> _OBJECTIVE_
Repeat verbatim the lines from the one containing "Clone this chart" to the one containing "YAxis, CartesianGrid, Legend", ends included, minus any pictures.

> _SUPPLIED DATA_
════════════════════
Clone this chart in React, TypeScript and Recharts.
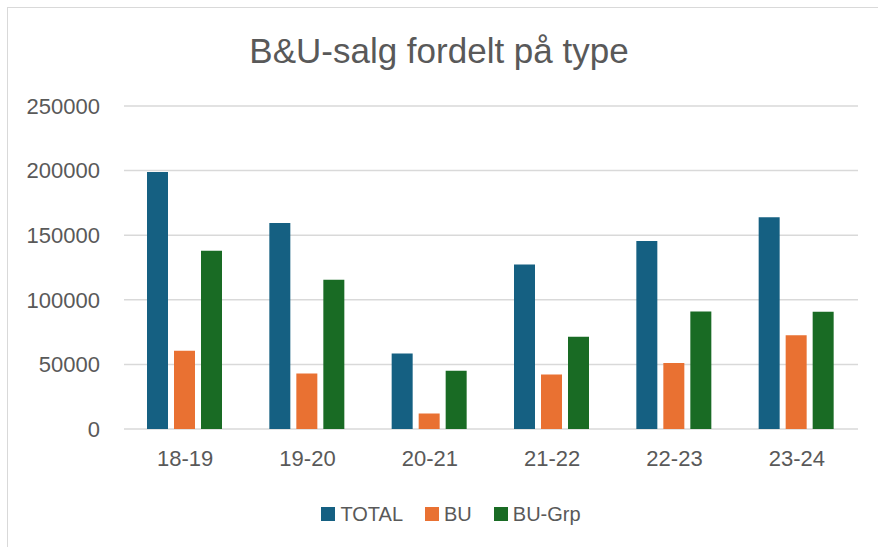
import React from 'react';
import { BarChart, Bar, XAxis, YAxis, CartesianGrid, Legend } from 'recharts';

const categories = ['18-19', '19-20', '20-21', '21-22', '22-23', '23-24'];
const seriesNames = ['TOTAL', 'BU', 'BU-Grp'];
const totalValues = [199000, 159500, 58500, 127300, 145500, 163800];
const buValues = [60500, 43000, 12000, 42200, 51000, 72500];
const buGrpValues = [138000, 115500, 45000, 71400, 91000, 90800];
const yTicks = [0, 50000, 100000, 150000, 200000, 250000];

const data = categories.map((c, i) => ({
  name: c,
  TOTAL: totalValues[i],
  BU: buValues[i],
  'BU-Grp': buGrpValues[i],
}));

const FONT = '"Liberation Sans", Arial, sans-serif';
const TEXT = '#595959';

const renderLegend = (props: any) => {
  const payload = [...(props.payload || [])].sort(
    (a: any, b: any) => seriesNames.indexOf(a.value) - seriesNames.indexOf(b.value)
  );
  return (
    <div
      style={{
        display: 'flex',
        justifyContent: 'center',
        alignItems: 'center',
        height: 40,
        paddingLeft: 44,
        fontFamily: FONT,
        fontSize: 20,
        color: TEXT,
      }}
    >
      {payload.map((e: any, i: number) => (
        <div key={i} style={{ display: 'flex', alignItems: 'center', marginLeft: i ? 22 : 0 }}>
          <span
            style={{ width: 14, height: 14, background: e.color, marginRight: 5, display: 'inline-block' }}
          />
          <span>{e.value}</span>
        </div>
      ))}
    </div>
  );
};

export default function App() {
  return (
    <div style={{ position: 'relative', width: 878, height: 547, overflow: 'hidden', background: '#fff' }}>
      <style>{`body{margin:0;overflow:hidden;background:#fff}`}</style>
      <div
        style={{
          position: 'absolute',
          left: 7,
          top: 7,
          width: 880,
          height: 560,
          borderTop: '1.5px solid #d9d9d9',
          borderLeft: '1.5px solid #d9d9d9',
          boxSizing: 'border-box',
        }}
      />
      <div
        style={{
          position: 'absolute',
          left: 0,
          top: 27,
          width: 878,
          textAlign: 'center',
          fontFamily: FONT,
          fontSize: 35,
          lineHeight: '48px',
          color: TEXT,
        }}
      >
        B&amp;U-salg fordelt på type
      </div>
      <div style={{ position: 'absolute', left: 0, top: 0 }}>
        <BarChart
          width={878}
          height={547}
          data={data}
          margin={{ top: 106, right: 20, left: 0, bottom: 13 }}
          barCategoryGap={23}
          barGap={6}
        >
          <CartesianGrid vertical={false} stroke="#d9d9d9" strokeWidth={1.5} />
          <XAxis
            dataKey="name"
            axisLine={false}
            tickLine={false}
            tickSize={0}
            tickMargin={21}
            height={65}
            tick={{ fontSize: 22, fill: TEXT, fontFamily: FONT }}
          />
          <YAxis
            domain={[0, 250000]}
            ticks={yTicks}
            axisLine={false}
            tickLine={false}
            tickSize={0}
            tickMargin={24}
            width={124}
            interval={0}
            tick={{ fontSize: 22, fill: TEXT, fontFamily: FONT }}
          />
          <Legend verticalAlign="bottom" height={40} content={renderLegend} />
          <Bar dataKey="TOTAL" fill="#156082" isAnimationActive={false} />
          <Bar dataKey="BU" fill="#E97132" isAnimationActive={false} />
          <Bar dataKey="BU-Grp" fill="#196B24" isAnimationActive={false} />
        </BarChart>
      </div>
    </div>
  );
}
════════════════════
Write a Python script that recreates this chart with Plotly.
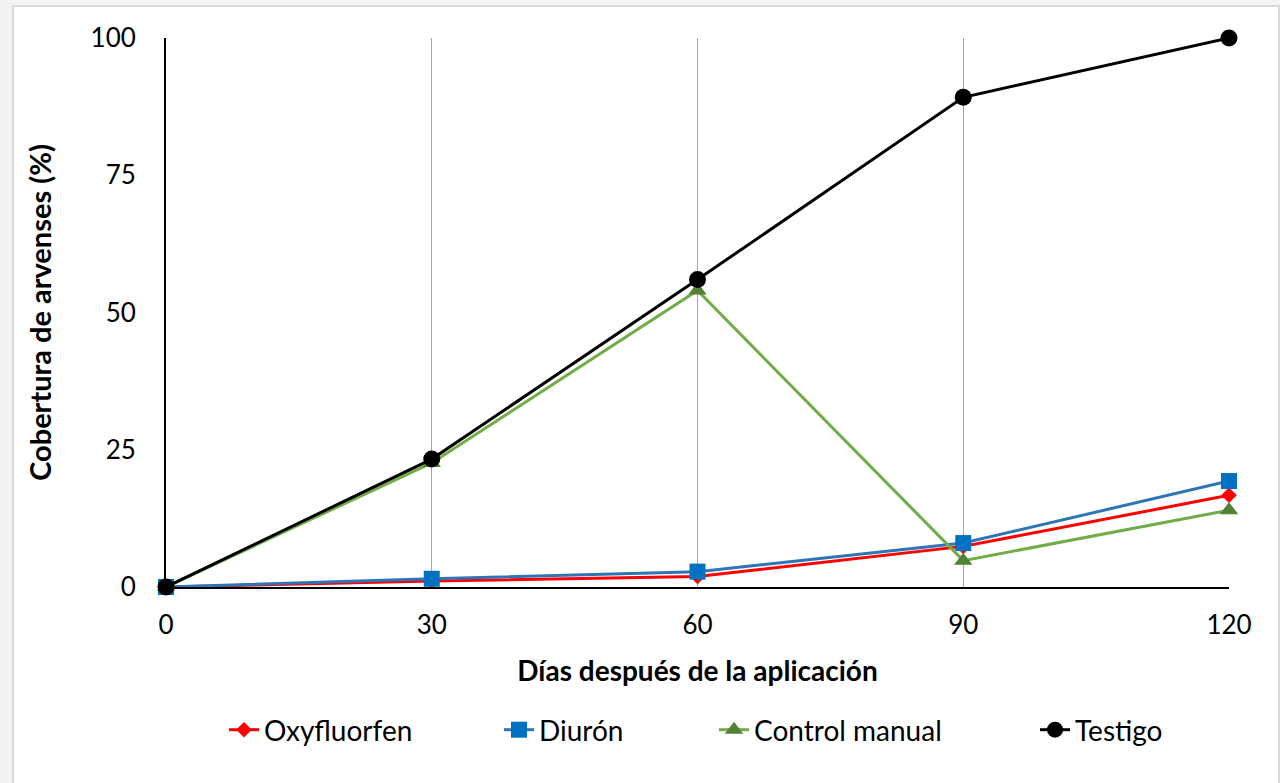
════════════════════
> _ANSWER FOR THIS EXERCISE_
Clone this chart in React, TypeScript and Recharts.
import React from 'react';
import { BarChart, Bar, XAxis, YAxis, CartesianGrid, Legend } from 'recharts';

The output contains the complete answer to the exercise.